Up to and including the line with "from matplotlib.ticker import", reproduce the listing below exactly, beginning at its first line.

- _DATA PROVIDED_
◆ ◆ ◆

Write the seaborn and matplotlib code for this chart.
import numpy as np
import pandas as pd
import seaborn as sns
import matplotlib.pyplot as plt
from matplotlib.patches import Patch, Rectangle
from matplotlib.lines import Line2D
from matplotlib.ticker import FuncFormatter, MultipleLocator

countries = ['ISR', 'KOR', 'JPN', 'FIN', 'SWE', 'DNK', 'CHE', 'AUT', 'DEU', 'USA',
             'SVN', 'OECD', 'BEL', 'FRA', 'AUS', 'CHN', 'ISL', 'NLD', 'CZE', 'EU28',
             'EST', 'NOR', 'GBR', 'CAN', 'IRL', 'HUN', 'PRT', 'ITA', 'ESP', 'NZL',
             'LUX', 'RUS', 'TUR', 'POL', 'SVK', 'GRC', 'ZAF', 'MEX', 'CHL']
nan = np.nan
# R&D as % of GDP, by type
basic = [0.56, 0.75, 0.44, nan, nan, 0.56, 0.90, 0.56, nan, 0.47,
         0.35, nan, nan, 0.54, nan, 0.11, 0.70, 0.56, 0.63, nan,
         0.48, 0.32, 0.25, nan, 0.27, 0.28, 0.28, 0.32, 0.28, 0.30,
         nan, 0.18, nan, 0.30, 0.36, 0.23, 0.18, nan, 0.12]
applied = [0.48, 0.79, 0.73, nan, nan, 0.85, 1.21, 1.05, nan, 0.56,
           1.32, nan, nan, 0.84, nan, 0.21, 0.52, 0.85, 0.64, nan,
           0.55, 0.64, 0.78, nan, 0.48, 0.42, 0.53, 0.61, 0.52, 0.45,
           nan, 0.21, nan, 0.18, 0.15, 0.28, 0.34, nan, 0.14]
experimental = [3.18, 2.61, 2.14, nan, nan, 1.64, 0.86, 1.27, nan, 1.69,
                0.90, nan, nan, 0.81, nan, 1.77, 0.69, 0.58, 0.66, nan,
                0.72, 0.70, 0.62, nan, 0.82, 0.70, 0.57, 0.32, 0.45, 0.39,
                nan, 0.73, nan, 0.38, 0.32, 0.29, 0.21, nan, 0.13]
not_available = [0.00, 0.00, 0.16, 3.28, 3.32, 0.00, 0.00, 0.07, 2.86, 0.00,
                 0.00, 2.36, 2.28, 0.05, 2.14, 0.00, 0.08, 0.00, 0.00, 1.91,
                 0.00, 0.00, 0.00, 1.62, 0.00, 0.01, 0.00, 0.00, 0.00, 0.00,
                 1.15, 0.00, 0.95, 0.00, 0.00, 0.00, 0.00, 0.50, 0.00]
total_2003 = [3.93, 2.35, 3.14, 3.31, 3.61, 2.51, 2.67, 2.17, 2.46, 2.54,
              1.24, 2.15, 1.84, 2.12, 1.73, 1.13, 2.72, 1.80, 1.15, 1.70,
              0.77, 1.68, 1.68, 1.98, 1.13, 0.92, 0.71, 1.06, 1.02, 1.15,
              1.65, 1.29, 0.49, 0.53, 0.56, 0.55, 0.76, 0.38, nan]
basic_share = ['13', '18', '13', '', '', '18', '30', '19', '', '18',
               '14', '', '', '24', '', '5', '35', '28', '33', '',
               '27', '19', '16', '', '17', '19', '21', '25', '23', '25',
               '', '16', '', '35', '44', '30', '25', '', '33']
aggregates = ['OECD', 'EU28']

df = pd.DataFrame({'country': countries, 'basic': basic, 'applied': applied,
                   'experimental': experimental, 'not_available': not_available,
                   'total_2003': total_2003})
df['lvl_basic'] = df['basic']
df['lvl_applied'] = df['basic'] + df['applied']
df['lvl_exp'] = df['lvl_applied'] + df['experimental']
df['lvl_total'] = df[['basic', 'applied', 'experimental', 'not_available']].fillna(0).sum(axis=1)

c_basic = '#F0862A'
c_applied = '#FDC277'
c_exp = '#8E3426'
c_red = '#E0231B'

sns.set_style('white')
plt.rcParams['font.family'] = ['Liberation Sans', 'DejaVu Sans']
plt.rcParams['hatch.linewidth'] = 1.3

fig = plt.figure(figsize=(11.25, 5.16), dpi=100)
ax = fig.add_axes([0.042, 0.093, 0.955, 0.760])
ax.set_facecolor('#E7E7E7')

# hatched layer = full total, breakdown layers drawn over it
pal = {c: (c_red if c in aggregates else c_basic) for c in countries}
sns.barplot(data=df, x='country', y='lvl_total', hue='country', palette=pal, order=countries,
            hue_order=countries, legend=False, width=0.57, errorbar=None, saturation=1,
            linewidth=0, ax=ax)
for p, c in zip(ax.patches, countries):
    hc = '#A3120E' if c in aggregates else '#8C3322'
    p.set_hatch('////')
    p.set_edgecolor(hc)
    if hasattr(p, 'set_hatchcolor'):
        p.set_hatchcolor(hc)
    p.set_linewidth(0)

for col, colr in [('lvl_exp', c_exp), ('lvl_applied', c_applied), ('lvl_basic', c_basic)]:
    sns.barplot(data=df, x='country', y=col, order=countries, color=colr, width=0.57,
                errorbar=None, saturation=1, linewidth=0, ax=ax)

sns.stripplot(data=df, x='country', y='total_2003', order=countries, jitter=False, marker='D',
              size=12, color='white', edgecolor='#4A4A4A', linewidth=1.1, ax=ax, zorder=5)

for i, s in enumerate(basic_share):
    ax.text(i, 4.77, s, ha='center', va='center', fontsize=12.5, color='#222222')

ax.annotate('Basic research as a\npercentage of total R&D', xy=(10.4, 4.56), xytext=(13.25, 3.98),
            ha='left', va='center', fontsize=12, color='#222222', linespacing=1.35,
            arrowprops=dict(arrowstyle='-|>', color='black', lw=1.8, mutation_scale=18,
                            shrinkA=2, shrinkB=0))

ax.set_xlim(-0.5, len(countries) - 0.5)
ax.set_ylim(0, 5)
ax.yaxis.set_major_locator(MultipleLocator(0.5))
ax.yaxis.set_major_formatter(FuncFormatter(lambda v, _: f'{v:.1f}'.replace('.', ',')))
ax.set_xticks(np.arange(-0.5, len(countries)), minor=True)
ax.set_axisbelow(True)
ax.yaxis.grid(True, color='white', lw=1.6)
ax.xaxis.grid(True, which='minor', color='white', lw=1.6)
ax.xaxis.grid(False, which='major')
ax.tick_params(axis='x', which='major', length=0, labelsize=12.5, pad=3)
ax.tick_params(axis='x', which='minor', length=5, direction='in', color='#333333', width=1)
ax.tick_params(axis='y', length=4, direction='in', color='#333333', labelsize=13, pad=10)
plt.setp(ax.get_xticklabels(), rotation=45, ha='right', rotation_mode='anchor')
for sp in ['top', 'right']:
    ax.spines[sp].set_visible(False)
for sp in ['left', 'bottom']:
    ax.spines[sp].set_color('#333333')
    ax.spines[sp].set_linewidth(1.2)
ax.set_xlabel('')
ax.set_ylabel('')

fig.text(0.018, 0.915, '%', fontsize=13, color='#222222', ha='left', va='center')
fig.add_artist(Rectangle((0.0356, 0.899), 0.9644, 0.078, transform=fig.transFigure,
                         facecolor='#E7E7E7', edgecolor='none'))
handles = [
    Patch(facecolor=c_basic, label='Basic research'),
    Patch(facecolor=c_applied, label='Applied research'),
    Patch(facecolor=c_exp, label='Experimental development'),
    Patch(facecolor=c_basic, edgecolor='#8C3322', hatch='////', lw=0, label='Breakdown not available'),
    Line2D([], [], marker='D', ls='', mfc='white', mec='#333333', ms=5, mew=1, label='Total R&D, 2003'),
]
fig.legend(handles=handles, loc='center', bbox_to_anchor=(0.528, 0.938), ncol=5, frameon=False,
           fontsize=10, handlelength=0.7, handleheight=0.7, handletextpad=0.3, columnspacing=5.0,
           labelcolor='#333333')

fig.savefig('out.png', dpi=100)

◆ ◆ ◆

- _SOLUTION TO THIS TASK_
Write the seaborn and matplotlib code for this chart.
import numpy as np
import pandas as pd
import seaborn as sns
import matplotlib.pyplot as plt
from matplotlib.patches import Patch, Rectangle
from matplotlib.lines import Line2D
from matplotlib.ticker import FuncFormatter, MultipleLocator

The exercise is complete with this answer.